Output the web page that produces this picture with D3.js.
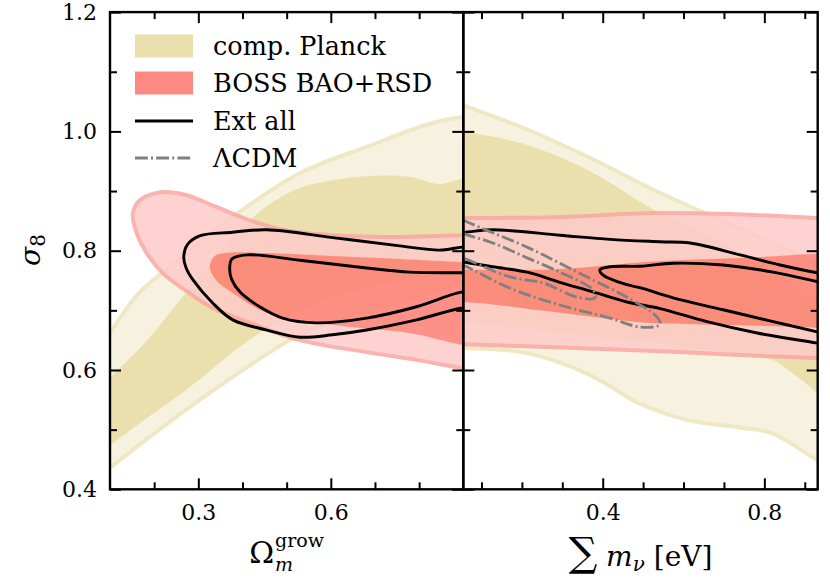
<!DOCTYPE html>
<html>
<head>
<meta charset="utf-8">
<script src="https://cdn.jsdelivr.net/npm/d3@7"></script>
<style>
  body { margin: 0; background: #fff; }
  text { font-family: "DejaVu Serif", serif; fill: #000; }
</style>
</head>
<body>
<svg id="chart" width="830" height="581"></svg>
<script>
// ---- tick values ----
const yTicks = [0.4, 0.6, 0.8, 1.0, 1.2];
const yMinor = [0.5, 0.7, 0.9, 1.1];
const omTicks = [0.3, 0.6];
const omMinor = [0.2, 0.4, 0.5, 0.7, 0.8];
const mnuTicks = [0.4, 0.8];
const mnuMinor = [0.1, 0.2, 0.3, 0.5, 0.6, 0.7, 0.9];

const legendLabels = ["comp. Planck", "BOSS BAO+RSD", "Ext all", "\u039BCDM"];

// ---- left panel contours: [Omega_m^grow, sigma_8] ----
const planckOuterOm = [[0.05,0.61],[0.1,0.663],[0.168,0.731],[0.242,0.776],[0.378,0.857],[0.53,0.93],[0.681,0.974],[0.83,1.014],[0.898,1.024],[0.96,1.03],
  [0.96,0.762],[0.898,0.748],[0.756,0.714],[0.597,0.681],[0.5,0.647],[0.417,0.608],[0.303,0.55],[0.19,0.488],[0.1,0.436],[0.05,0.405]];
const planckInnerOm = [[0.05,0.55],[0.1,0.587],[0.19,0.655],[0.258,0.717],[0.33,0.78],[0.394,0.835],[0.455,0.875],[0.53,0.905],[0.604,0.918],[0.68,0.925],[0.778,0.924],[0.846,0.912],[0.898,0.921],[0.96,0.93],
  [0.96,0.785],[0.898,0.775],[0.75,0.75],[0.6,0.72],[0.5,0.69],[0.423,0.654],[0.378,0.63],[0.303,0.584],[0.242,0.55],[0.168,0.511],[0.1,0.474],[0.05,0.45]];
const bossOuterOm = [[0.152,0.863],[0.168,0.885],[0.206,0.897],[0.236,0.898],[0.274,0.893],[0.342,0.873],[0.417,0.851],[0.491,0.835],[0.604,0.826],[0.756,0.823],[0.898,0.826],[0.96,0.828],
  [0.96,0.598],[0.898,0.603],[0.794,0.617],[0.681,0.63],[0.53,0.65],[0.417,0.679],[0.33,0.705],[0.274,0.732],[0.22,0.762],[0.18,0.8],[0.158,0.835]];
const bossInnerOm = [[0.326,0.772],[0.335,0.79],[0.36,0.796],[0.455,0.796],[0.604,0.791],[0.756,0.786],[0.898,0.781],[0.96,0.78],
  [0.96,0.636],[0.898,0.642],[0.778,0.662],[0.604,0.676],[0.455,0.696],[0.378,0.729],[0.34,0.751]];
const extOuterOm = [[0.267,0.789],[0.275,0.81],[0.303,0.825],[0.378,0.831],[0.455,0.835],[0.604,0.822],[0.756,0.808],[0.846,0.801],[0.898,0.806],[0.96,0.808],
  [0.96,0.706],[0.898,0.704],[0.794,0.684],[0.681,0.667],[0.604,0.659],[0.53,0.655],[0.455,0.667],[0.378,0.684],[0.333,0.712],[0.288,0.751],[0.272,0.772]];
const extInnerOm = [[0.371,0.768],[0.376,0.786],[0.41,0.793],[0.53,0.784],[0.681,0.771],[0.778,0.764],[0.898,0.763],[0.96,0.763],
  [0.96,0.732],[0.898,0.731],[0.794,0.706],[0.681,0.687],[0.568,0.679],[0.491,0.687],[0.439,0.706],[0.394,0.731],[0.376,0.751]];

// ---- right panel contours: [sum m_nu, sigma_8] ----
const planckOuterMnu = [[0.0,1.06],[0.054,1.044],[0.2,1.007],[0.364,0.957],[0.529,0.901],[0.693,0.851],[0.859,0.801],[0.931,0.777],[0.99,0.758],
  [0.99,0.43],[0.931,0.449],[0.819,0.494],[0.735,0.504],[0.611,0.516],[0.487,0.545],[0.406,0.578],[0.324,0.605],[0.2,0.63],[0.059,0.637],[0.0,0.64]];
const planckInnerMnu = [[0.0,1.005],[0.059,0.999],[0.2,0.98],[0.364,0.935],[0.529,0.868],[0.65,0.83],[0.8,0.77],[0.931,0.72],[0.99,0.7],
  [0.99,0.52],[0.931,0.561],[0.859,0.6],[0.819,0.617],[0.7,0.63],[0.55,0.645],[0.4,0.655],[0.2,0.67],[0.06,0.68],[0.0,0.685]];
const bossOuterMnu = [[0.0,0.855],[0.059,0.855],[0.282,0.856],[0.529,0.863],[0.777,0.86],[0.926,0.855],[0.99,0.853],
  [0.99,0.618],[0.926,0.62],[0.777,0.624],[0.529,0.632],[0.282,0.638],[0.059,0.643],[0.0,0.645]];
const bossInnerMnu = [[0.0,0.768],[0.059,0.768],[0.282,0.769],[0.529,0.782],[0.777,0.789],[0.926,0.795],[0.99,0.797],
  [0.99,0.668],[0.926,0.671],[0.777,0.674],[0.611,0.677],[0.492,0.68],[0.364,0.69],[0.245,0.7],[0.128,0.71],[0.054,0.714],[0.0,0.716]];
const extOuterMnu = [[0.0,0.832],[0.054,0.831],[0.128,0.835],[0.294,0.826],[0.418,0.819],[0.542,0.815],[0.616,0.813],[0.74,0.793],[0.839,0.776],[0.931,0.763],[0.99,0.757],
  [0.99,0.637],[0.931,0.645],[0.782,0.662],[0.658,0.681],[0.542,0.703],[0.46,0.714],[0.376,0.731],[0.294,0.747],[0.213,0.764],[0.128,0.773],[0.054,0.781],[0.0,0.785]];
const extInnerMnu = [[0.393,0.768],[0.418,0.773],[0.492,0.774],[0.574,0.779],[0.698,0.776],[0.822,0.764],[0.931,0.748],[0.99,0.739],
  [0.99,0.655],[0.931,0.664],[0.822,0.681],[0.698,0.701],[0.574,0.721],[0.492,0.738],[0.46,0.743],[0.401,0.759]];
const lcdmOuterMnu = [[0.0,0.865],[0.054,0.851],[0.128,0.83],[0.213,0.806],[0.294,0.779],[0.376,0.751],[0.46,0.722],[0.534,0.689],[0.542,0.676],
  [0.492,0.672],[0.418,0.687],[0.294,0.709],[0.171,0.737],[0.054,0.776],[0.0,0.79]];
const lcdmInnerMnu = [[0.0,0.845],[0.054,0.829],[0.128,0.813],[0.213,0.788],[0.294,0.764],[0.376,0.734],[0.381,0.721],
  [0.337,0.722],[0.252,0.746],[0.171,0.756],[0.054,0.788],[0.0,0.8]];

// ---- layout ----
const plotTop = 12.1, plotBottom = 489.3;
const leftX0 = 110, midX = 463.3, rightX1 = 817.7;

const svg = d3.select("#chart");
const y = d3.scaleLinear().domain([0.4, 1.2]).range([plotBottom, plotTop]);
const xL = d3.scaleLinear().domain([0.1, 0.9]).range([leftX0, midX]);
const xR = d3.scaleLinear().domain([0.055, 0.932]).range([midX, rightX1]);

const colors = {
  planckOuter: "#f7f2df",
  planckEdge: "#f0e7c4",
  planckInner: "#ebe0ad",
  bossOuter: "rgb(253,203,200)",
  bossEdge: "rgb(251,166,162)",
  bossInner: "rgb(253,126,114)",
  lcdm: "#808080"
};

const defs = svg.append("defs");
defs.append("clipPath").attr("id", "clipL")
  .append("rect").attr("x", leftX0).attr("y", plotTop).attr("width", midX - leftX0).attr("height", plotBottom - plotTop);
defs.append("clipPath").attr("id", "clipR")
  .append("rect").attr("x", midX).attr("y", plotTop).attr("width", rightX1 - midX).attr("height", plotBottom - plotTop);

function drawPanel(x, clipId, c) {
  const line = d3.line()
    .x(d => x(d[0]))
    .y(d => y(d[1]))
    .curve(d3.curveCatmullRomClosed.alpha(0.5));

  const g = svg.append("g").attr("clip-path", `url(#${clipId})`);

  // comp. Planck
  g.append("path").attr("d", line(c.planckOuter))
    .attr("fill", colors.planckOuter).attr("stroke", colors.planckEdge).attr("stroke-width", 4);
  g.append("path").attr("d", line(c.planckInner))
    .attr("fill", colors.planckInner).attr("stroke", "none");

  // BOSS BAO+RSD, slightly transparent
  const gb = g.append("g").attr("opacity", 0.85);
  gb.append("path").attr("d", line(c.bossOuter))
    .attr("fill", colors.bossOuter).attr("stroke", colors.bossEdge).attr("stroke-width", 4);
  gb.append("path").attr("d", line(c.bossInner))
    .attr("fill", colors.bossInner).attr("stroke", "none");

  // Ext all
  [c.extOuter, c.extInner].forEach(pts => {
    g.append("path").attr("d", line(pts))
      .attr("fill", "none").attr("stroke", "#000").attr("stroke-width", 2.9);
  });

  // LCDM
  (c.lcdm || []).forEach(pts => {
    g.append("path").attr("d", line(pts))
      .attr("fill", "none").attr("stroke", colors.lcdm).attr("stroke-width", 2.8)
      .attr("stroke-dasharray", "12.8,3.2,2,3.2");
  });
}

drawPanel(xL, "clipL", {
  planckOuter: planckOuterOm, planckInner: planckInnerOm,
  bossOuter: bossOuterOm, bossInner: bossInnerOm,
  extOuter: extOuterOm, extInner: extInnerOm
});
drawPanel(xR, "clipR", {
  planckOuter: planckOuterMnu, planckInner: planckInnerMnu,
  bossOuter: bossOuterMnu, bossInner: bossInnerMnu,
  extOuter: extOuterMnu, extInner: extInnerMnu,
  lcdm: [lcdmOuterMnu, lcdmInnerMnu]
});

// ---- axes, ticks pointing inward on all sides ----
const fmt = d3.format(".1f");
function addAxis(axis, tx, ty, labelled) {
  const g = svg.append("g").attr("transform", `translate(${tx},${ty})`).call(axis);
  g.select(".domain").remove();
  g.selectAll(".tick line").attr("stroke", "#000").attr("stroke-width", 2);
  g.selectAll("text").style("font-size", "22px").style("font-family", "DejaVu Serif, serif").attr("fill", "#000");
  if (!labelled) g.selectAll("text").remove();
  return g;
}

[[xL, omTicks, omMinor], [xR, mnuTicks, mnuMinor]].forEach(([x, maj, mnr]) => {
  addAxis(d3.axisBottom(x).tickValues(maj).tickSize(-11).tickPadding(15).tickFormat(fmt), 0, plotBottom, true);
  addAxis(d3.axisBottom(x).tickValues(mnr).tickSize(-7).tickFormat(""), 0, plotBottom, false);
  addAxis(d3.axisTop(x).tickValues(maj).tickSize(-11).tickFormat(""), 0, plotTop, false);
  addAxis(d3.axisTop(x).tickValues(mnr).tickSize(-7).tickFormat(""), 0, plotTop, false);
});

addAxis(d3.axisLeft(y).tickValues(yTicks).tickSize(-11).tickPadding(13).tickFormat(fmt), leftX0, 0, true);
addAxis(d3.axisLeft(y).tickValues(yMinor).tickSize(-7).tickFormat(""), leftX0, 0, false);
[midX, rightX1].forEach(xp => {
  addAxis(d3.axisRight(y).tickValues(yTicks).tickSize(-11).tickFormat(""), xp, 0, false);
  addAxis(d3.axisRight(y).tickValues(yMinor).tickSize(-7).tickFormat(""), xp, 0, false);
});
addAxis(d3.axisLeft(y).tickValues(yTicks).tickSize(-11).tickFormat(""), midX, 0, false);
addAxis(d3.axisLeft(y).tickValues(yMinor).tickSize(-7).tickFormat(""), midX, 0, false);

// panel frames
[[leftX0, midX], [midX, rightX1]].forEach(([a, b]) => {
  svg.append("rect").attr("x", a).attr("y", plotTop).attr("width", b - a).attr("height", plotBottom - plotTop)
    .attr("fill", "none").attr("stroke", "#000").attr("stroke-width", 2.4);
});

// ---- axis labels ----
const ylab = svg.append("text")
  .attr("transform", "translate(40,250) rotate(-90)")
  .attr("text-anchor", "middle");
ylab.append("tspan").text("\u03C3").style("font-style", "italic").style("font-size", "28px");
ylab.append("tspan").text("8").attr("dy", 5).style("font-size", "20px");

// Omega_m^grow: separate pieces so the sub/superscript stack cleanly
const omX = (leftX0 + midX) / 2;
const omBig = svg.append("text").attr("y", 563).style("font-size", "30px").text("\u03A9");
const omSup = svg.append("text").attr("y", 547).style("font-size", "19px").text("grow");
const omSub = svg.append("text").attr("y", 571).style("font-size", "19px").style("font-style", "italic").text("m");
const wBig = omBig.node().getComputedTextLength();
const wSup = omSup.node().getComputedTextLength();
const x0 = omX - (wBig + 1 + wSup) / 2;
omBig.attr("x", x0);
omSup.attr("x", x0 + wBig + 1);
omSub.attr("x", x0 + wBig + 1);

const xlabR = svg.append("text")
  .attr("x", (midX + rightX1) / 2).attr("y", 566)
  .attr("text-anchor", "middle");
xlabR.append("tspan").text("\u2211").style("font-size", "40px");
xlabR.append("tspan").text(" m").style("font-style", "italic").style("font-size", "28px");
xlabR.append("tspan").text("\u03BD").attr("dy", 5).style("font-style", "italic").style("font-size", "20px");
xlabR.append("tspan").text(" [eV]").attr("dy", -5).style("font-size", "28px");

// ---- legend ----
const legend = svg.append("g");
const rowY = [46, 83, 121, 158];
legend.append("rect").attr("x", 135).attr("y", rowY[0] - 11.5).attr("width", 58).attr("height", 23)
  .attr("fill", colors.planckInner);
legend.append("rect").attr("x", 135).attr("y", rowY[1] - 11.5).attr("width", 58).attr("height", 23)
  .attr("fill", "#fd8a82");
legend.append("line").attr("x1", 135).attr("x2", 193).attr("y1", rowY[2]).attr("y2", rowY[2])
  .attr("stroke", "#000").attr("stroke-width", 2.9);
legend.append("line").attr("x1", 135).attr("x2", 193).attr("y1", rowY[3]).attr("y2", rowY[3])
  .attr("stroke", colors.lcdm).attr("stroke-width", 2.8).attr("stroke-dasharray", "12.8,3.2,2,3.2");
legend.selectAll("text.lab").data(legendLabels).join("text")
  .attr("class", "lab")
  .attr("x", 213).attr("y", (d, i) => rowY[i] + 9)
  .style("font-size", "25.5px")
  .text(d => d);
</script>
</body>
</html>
........
#### EXERCISE PROMPT:
Exactly reproduce the run of lines from the start of the listing through the line with "const mnuMinor = [0.1, 0.2, 0.3, 0.5, 0.6, 0.7, 0.9];", inclusive; pictures are not copied.

#### RESULT FOR THIS TASK:
Output the web page that produces this picture with D3.js.
<!DOCTYPE html>
<html>
<head>
<meta charset="utf-8">
<script src="https://cdn.jsdelivr.net/npm/d3@7"></script>
<style>
  body { margin: 0; background: #fff; }
  text { font-family: "DejaVu Serif", serif; fill: #000; }
</style>
</head>
<body>
<svg id="chart" width="830" height="581"></svg>
<script>
// ---- tick values ----
const yTicks = [0.4, 0.6, 0.8, 1.0, 1.2];
const yMinor = [0.5, 0.7, 0.9, 1.1];
const omTicks = [0.3, 0.6];
const omMinor = [0.2, 0.4, 0.5, 0.7, 0.8];
const mnuTicks = [0.4, 0.8];
const mnuMinor = [0.1, 0.2, 0.3, 0.5, 0.6, 0.7, 0.9];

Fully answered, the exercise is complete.